Wutanfall: So lässt Ihr Kind richtig Dampf ab

Manchmal muss Ihr Kind einfach Dampf ablassen, wenn es richtig wütend ist – nur sollten dazu weder Sie noch Geschwister oder andere Kinder herhalten müssen. Geben Sie Ihrem Kind Gelegenheit, sich körperlich abzureagieren. Machen Sie ein richtiges Ritual daraus und erinnern Sie Ihr Kind im „Akutfall“, wie es sich auf erlaubte Weise „abregen“ kann. Mit der Zeit wird es von selbst zu diesen Hilfen greifen, bevor es ausrastet.

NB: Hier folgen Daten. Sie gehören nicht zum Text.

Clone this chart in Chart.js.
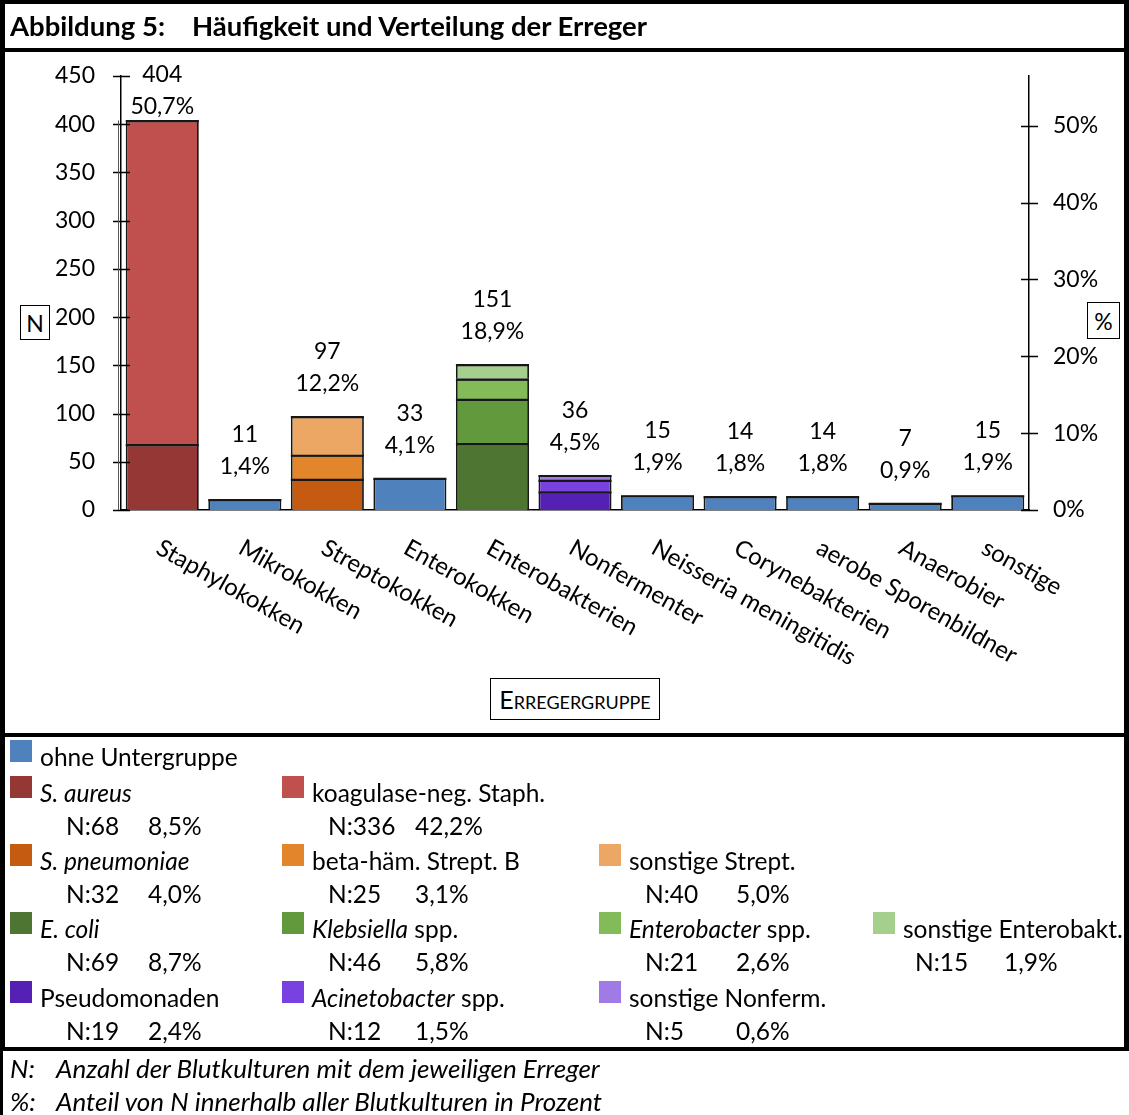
<!DOCTYPE html>
<html lang="de">
<head>
<meta charset="utf-8">
<title>Häufigkeit und Verteilung der Erreger</title>
<script src="https://cdn.jsdelivr.net/npm/chart.js@4.4.1/dist/chart.umd.min.js"></script>
<style>
  html, body { margin: 0; padding: 0; background: #fff; }
  #page { position: relative; width: 1129px; height: 1115px; overflow: hidden;
          font-family: Lato, sans-serif; color: #000; }
  #chart { position: absolute; left: 0; top: 0; }
  .rule { position: absolute; background: #000; }
  .txt { position: absolute; white-space: nowrap; line-height: 30px; font-size: 24.5px; }
  .title { font-weight: bold; font-size: 27.5px; }
  .box { position: absolute; border: 1px solid #000; background: #fff;
         display: flex; align-items: center; justify-content: center; font-size: 23px; }
  .sc { font-variant: small-caps; font-size: 25px; }
  .sw { position: absolute; width: 22px; height: 22px; }
  .nline { position: absolute; display: flex; white-space: nowrap; line-height: 30px; font-size: 24.5px; }
  .foot { font-style: italic; font-size: 26px; }
</style>
</head>
<body>
<div id="page">
  <canvas id="chart" width="1129" height="1115"></canvas>

  <!-- frame lines -->
  <div class="rule" style="left:0;top:0;width:1129px;height:4px"></div>
  <div class="rule" style="left:0;top:0;width:5px;height:1050px"></div>
  <div class="rule" style="left:0;top:1050px;width:3px;height:65px"></div>
  <div class="rule" style="left:1124px;top:0;width:5px;height:1050px"></div>
  <div class="rule" style="left:0;top:48px;width:1129px;height:4px"></div>
  <div class="rule" style="left:0;top:733px;width:1129px;height:4px"></div>
  <div class="rule" style="left:0;top:1047px;width:1129px;height:4px"></div>

  <!-- heading -->
  <div class="txt title" style="left:10px;top:11px">Abbildung 5:</div>
  <div class="txt title" style="left:192px;top:11px">Häufigkeit und Verteilung der Erreger</div>

  <!-- axis captions -->
  <div class="box" style="left:20px;top:305px;width:28px;height:33px">N</div>
  <div class="box" style="left:1087px;top:302px;width:31px;height:35px">%</div>
  <div class="box sc" style="left:490px;top:678px;width:168px;height:40px">Erregergruppe</div>

  <div id="legend"></div>

  <!-- footnotes -->
  <div class="txt foot" style="left:10px;top:1053px">N:</div>
  <div class="txt foot" style="left:56px;top:1053px">Anzahl der Blutkulturen mit dem jeweiligen Erreger</div>
  <div class="txt foot" style="left:10px;top:1086px">%:</div>
  <div class="txt foot" style="left:56px;top:1086px">Anteil von N innerhalb aller Blutkulturen in Prozent</div>
</div>

<script>
// ---- data ----
const categories = ['Staphylokokken', 'Mikrokokken', 'Streptokokken', 'Enterokokken', 'Enterobakterien',
  'Nonfermenter', 'Neisseria meningitidis', 'Corynebakterien', 'aerobe Sporenbildner', 'Anaerobier', 'sonstige'];
const groupPercentLabels = ['50,7%', '1,4%', '12,2%', '4,1%', '18,9%', '4,5%', '1,9%', '1,8%', '1,8%', '0,9%', '1,9%'];

const ohneUntergruppeLabel = 'ohne Untergruppe';
const ohneUntergruppe = [null, 11, null, 33, null, null, 15, 14, 14, 7, 15];

// subgroups, listed bottom to top within each bar
const subgroupNames = ['<i>S. aureus</i>', 'koagulase-neg. Staph.',
  '<i>S. pneumoniae</i>', 'beta-häm. Strept. B', 'sonstige Strept.',
  '<i>E. coli</i>', '<i>Klebsiella</i> spp.', '<i>Enterobacter</i> spp.', 'sonstige Enterobakt.',
  'Pseudomonaden', '<i>Acinetobacter</i> spp.', 'sonstige Nonferm.'];
const subgroupCategory = [0, 0, 2, 2, 2, 4, 4, 4, 4, 5, 5, 5];
const subgroupN = [68, 336, 32, 25, 40, 69, 46, 21, 15, 19, 12, 5];
const subgroupPercentLabels = ['8,5%', '42,2%', '4,0%', '3,1%', '5,0%', '8,7%', '5,8%', '2,6%', '1,9%', '2,4%', '1,5%', '0,6%'];

const nTicks = [0, 50, 100, 150, 200, 250, 300, 350, 400, 450];
const pctTicks = [0, 10, 20, 30, 40, 50];

// ---- styling ----
const ohneColor = '#4F81BD';
const subgroupColors = ['#953735', '#C0504D',
  '#C55A11', '#E3862B', '#EDA765',
  '#4E7531', '#63993D', '#83BB58', '#A5CF8C',
  '#5520B4', '#7941E0', '#A07BE6'];
const FONT = 'Lato';
const AXIS_FONT = 23;
const CATEGORY_FONT = 24;
const OUTLINE = '#161616';
const OUTLINE_W = 1.8;

// ---- legend (HTML) ----
const legendCols = [10, 282, 599, 873];
const legendNOffset = [56, 46, 46, 42];
const legendPctOffset = [138, 133, 137, 131];
const legendNameRows = [793, 861, 929, 998];
const legendGap = 33;
(function buildLegend() {
  const host = document.getElementById('legend');
  const add = (html) => host.insertAdjacentHTML('beforeend', html);
  // row without subgroups
  add(`<div class="sw" style="left:${legendCols[0]}px;top:740px;background:${ohneColor}"></div>`);
  add(`<div class="txt" style="left:${legendCols[0] + 30}px;top:742px">${ohneUntergruppeLabel}</div>`);
  const groupOrder = [...new Set(subgroupCategory)];
  const colInGroup = {};
  subgroupNames.forEach((name, i) => {
    const g = groupOrder.indexOf(subgroupCategory[i]);
    const c = colInGroup[g] = (colInGroup[g] === undefined ? 0 : colInGroup[g] + 1);
    const x = legendCols[c];
    const y = legendNameRows[g];
    add(`<div class="sw" style="left:${x}px;top:${y - 17}px;background:${subgroupColors[i]}"></div>`);
    add(`<div class="txt" style="left:${x + 30}px;top:${y - 15}px">${name}</div>`);
    const ny = y + legendGap;
    const nx = x + legendNOffset[c];
    const minW = legendPctOffset[c] - legendNOffset[c] - 10;
    add(`<div class="nline" style="left:${nx}px;top:${ny - 15}px"><span style="min-width:${minW}px;margin-right:10px">N:${subgroupN[i]}</span><span>${subgroupPercentLabels[i]}</span></div>`);
  });
})();

// ---- datasets ----
const datasets = [{
  label: ohneUntergruppeLabel,
  data: ohneUntergruppe,
  backgroundColor: ohneColor
}];
subgroupNames.forEach((name, i) => {
  const data = categories.map((_, c) => c === subgroupCategory[i] ? subgroupN[i] : null);
  datasets.push({ label: name.replace(/<[^>]+>/g, ''), data, backgroundColor: subgroupColors[i] });
});
datasets.forEach(d => {
  d.borderColor = OUTLINE;
  d.borderWidth = { top: OUTLINE_W, left: OUTLINE_W, right: OUTLINE_W, bottom: 0 };
  d.borderSkipped = false;
  d.barPercentage = 0.885;
  d.categoryPercentage = 1.0;
});
const totals = categories.map((_, c) => datasets.reduce((s, d) => s + (d.data[c] || 0), 0));
const grandTotal = totals.reduce((a, b) => a + b, 0);

// closes the anti-aliasing seam where stacked pieces meet
const segmentEdges = {
  id: 'segmentEdges',
  afterDatasetsDraw(chart) {
    const ctx = chart.ctx;
    ctx.save();
    ctx.strokeStyle = OUTLINE;
    ctx.lineWidth = 2.2;
    ctx.beginPath();
    chart.data.datasets.forEach((d, di) => {
      chart.getDatasetMeta(di).data.forEach((el, i) => {
        if (d.data[i] == null) return;
        const p = el.y + OUTLINE_W - 1.1;
        ctx.moveTo(el.x - el.width / 2, p);
        ctx.lineTo(el.x + el.width / 2, p);
      });
    });
    ctx.stroke();
    ctx.restore();
  }
};

// tick marks crossing both axes, value labels and slanted category names
const decorations = {
  id: 'decorations',
  afterDraw(chart) {
    const ctx = chart.ctx;
    const { left, right, bottom } = chart.chartArea;
    const y = chart.scales.y, y2 = chart.scales.y2, x = chart.scales.x;
    ctx.save();
    ctx.strokeStyle = '#000';
    ctx.lineWidth = 1.3;
    ctx.beginPath();
    nTicks.forEach(v => { const p = Math.round(y.getPixelForValue(v)) + 0.5; ctx.moveTo(left - 8, p); ctx.lineTo(left + 9, p); });
    pctTicks.forEach(v => { const p = Math.round(y2.getPixelForValue(v)) + 0.5; ctx.moveTo(right - 8, p); ctx.lineTo(right + 9, p); });
    ctx.stroke();

    // second thin frame line beside the left axis
    ctx.strokeStyle = '#555';
    ctx.lineWidth = 1;
    ctx.beginPath();
    ctx.moveTo(left - 2.5, y.getPixelForValue(totals[0]));
    ctx.lineTo(left - 2.5, bottom);
    ctx.stroke();

    // value labels
    ctx.fillStyle = '#000';
    ctx.font = `${AXIS_FONT}px ${FONT}`;
    ctx.textAlign = 'center';
    ctx.textBaseline = 'middle';
    categories.forEach((_, c) => {
      const cx = x.getPixelForValue(c);
      const top = y.getPixelForValue(totals[c]);
      let l1 = top - 65;
      if (l1 < 75) l1 = 75;
      ctx.fillText(String(totals[c]), cx, l1);
      ctx.fillText(groupPercentLabels[c], cx, l1 + 32);
    });

    // category names
    ctx.font = `${CATEGORY_FONT}px ${FONT}`;
    ctx.textAlign = 'left';
    categories.forEach((name, c) => {
      const cx = x.getPixelForValue(c);
      ctx.save();
      ctx.translate(cx - 4, 546);
      ctx.rotate(29.5 * Math.PI / 180);
      ctx.fillText(name, 0, 0);
      ctx.restore();
    });
    ctx.restore();
  }
};

function draw() {
  new Chart(document.getElementById('chart'), {
    type: 'bar',
    data: { labels: categories, datasets },
    options: {
      responsive: false,
      animation: false,
      events: [],
      layout: { padding: { top: 76, bottom: 605, left: 0, right: 0 } },
      plugins: { legend: { display: false }, tooltip: { enabled: false }, title: { display: false } },
      scales: {
        x: {
          stacked: true,
          grid: { display: false, drawTicks: false },
          border: { display: true, color: '#000', width: 1.5 },
          ticks: { display: false },
          afterFit(s) { s.height = 0; }
        },
        y: {
          stacked: true,
          position: 'left',
          min: 0, max: 450,
          afterBuildTicks(s) { s.ticks = nTicks.map(v => ({ value: v })); },
          afterFit(s) { s.width = 121; },
          grid: { display: false, drawTicks: false },
          border: { display: true, color: '#000', width: 1.5 },
          ticks: { color: '#000', padding: 26, font: { family: FONT, size: AXIS_FONT } }
        },
        y2: {
          position: 'right',
          min: 0, max: 450 / grandTotal * 100,
          afterBuildTicks(s) { s.ticks = pctTicks.map(v => ({ value: v })); },
          afterFit(s) { s.width = 100; },
          grid: { display: false, drawTicks: false },
          border: { display: true, color: '#000', width: 1.5 },
          ticks: { color: '#000', padding: 24, font: { family: FONT, size: AXIS_FONT },
                   callback: v => v + '%' }
        }
      }
    },
    plugins: [segmentEdges, decorations]
  });
}

(document.fonts && document.fonts.load ? document.fonts.load(`${AXIS_FONT}px ${FONT}`) : Promise.resolve())
  .then(draw, draw);
</script>
</body>
</html>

  • Vereinbaren Sie z. B., dass es mit aller Kraft in ein Kissen schlagen darf. Auch eine Kissenschlacht ist oft ein gutes Mittel, sich auszutoben. Oder drücken Sie Ihrem Kind eine alte Zeitung oder einen dicken Katalog zum Zerfetzen in die Hand. Ideal zum richtig Draufhauen ist ein Boxsack, den Sie an der Decke im Kinderzimmer aufhängen.
  • Erlauben Sie Ihrem Kind, für kurze Zeit so laut zu schreien, wie es kann. Auch anderer Lärm kann es aus seiner Wut herausholen, z. B. wenn es mit den Fäusten auf einen umgedrehten Plastikeimer trommelt.
  • Hängen Sie einen Block oder einen ausrangierten Abreißkalender auf. Wenn Ihr Kind richtig wütend ist, kann es sich hier einen „Wutzettel“ abreißen, zerknüllen und ihn mit aller Kraft in den Abfall werfen.

Mein Tipp: Wenn Ihr Kind in seiner Wut mit Schimpfwörtern und Kraftausdrücken um sich wirft, können Sie ihm einen „Brülleimer“ (z. B. leerer Putzeimer) in die Hand drücken. Es kann sich den Eimer vors Gesicht halten und seine Schimpfwörter hineinschreien. Wenn diese dann, schaurig-schön verzerrt, aus dem Eimer zurückschallen, findet Ihr Kind das dann vielleicht so lustig, dass seine Wut schnell verraucht. Hat es sich beruhigt, können Sie den Eimer gemeinsam vor der Haustür „ausleeren“.